In India, the foundation has partnered with the Biotechnology Industry Research Assistance Council (BIRAC) IRK Knowledge Park, and the Department of Biotechnology in hopes of designing a toilet that will provide sanitation services to the billions of people who currently lack those services.

Currently, 2.5 billion people worldwide do not have access to safe means of sanitation, which leads to the deaths of 1.5 million children under the age of five every year. Additionally, UNICEF reported that 2,000 children die every day because of poor sanitation and contaminated water.
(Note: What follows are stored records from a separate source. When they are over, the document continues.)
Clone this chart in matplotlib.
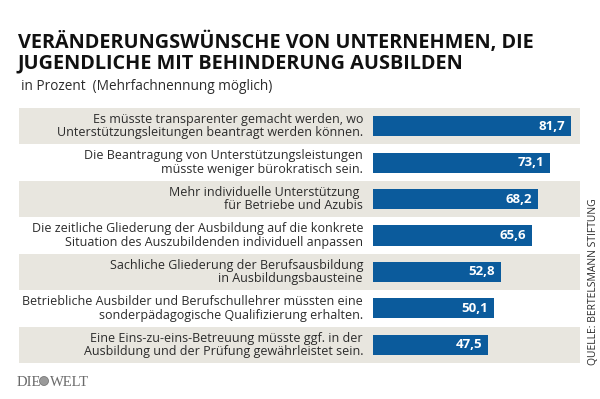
import matplotlib.pyplot as plt
from matplotlib.patches import Circle

# Data
labels = [
    "Es müsste transparenter gemacht werden, wo\nUnterstützungsleitungen beantragt werden können.",
    "Die Beantragung von Unterstützungsleistungen\nmüsste weniger bürokratisch sein.",
    "Mehr individuelle Unterstützung \nfür Betriebe und Azubis",
    "Die zeitliche Gliederung der Ausbildung auf die konkrete\nSituation des Auszubildenden individuell anpassen",
    "Sachliche Gliederung der Berufsausbildung\nin Ausbildungsbausteine",
    "Betriebliche Ausbilder und Berufschullehrer müssten eine\nsonderpädagogische Qualifizierung erhalten.",
    "Eine Eins-zu-eins-Betreuung müsste ggf. in der\nAusbildung und der Prüfung gewährleistet sein.",
]
values = [81.7, 73.1, 68.2, 65.6, 52.8, 50.1, 47.5]

title = "VERÄNDERUNGSWÜNSCHE VON UNTERNEHMEN, DIE\nJUGENDLICHE MIT BEHINDERUNG AUSBILDEN"
subtitle = "in Prozent  (Mehrfachnennung möglich)"
source = "QUELLE: BERTELSMANN STIFTUNG"

BAR = "#0b5b9c"
SHADE = "#e8e6df"
TXT = "#2b2b2b"

W, H = 600, 399
fig = plt.figure(figsize=(6, 3.99), dpi=100)
fig.patch.set_facecolor("white")

# axes in pixel box: x 19..580, y 108..363 (from top)
ax = fig.add_axes([19 / W, 1 - 363 / H, (580 - 19) / W, (363 - 108) / H])
px = 2.42  # pixels per percent
ax.set_xlim(-(373 - 19) / px, (580 - 373) / px)
ax.set_ylim(len(values) - 0.5, -0.5)
ax.axis("off")

for i, (lab, v) in enumerate(zip(labels, values)):
    if i % 2 == 0:
        ax.axhspan(i - 0.5, i + 0.5, color=SHADE, zorder=0, lw=0)
    ax.barh(i, v, height=0.55, color=BAR, zorder=2)
    ax.text(v - 2.5, i, f"{v:.1f}".replace(".", ","), ha="right", va="center",
            color="white", fontsize=9.5, fontweight="bold", family="Open Sans", zorder=3)
    ax.text(-(373 - 363) / px, i, lab, ha="right", va="center", color=TXT,
            fontsize=9.0, family="Open Sans", linespacing=1.05, zorder=3)

# title and subtitle
fig.text(18 / W, 1 - 32 / H, title, ha="left", va="top", fontsize=14.3,
         fontweight="bold", family="Open Sans", color="#111111", linespacing=1.0)
fig.text(21 / W, 1 - 87 / H, subtitle, ha="left", va="center", fontsize=9.8,
         family="Open Sans", color=TXT)

# source, rotated on the right
fig.text(593 / W, 1 - 365 / H, source, rotation=90, ha="center", va="bottom",
         fontsize=7.5, family="Open Sans", color=TXT)

# DIE WELT logo
fig.text(17 / W, 1 - 382 / H, "DIE", ha="left", va="center", fontsize=10.5,
         family="Liberation Serif", color="#6a6a6a")
fig.text(50 / W, 1 - 382 / H, "WELT", ha="left", va="center", fontsize=10.5,
         family="Liberation Serif", color="#6a6a6a")
fig.patches.append(Circle((44 / W * 6, (1 - 381 / H) * 3.99), 0.045,
                          transform=fig.dpi_scale_trans, facecolor="#9a9a9a",
                          edgecolor="#6a6a6a", lw=0.5))

fig.savefig("out.png", dpi=100)
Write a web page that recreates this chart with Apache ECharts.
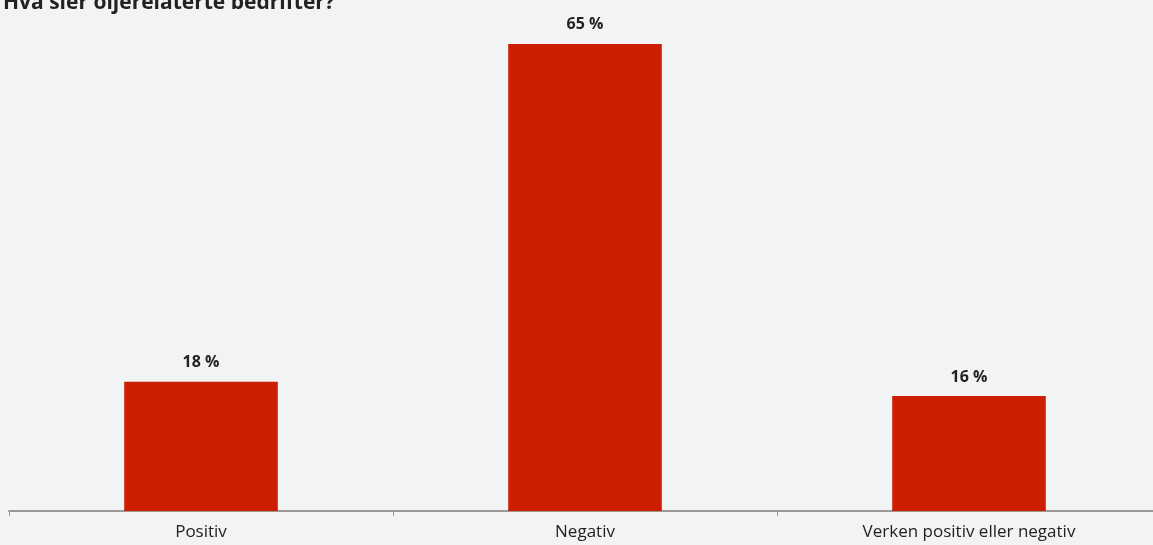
<!DOCTYPE html>
<html>
<head>
<meta charset="utf-8">
<script src="https://cdn.jsdelivr.net/npm/echarts@6/dist/echarts.min.js"></script>
<style>
  html, body { margin: 0; padding: 0; background: #f2f3f5; }
  #chart { width: 1153px; height: 545px; }
</style>
</head>
<body>
<div id="chart"></div>
<script>
// Survey answers, share of companies (%)
const titleText = 'Hva sier oljerelaterte bedrifter?';
const categories = ['Positiv', 'Negativ', 'Verken positiv eller negativ'];
const shares = [18, 65, 16];

const chart = echarts.init(document.getElementById('chart'));
chart.setOption({
  backgroundColor: '#f2f3f5',
  animation: false,
  title: {
    text: titleText,
    left: -2,
    top: -12,
    textStyle: { fontFamily: 'Open Sans', fontWeight: 'bold', fontSize: 21, color: '#222' }
  },
  grid: { left: 9, width: 1152, top: 8, height: 503, containLabel: false, outerBoundsMode: 'none' },
  xAxis: {
    type: 'category',
    data: categories,
    axisLine: { lineStyle: { color: '#999', width: 2 } },
    axisTick: { show: true, length: 5, lineStyle: { color: '#999' } },
    axisLabel: { color: '#222', fontFamily: 'Open Sans', fontSize: 17, margin: 13 }
  },
  yAxis: {
    type: 'value',
    min: 0,
    max: 70,
    show: false,
    splitLine: { show: false }
  },
  series: [{
    type: 'bar',
    data: shares,
    barWidth: '40%',
    itemStyle: { color: '#cc1f00' },
    label: {
      show: true,
      position: 'top',
      distance: 11,
      formatter: p => p.value + ' %',
      fontFamily: 'Open Sans',
      fontWeight: 'bold',
      fontSize: 16,
      color: '#222'
    }
  }]
});
</script>
</body>
</html>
Many of these children die due to diarrhea, which can originate from the use of unsanitized toilets.

In India, more than half of the population does not have access to basic sanitation, which necessitates the building of proper toilets.

In the announcement of the grant, professor and biotechnologist K.Vijay Raghavan said, “Effective and comprehensive sanitation seems an impossible dream for India.” Raghavan went on to say, “Yet today we see a congruence of new and applicable science and technology, its affordability and sustainable implementation.”

The day after the announcement, the Reinvent the Toilet Fair took place in New Delhi and featured a variety of new devices, such as solar-powered electronic toilets. Other prototypes included a portable toilet that is capable of collapsing as well as another that emptied into a pit with waste-consuming insects.

The Gates Foundation’s goals for the scientists participating in the fair were to sanitize any waste, use a minimal amount of water or electricity, and produce a “usable product at low cost.” Another requirement was for the toilet to be something that people would want to use.

The World Bank currently estimates $260 billion to be the total global cost of poor sanitation every year, with India accounting for $54 billion of that total. These poor sanitation in India warrants change before things get worse and more lives are lost.

India is considered to have the worst conditions worldwide in regard to sanitation, an issue that is considered to be more of an annoyance in the Western world. Additional regions that lack basic sanitation include sub-Saharan Africa, southern Asia, Oceania and various islands in the Pacific Ocean. In countries where sanitation is a major issue, people commonly lose their lives due to preventable issues.

The Gates Foundation previously partnered with the BIRAC and Department of Biotechnology for the “Achieving Healthy Growth through Agriculture and Nutrition” program in August 2013.

In continuing its work with innovators in India, the foundation hopes to prevent these unnecessary deaths and improve sanitation worldwide.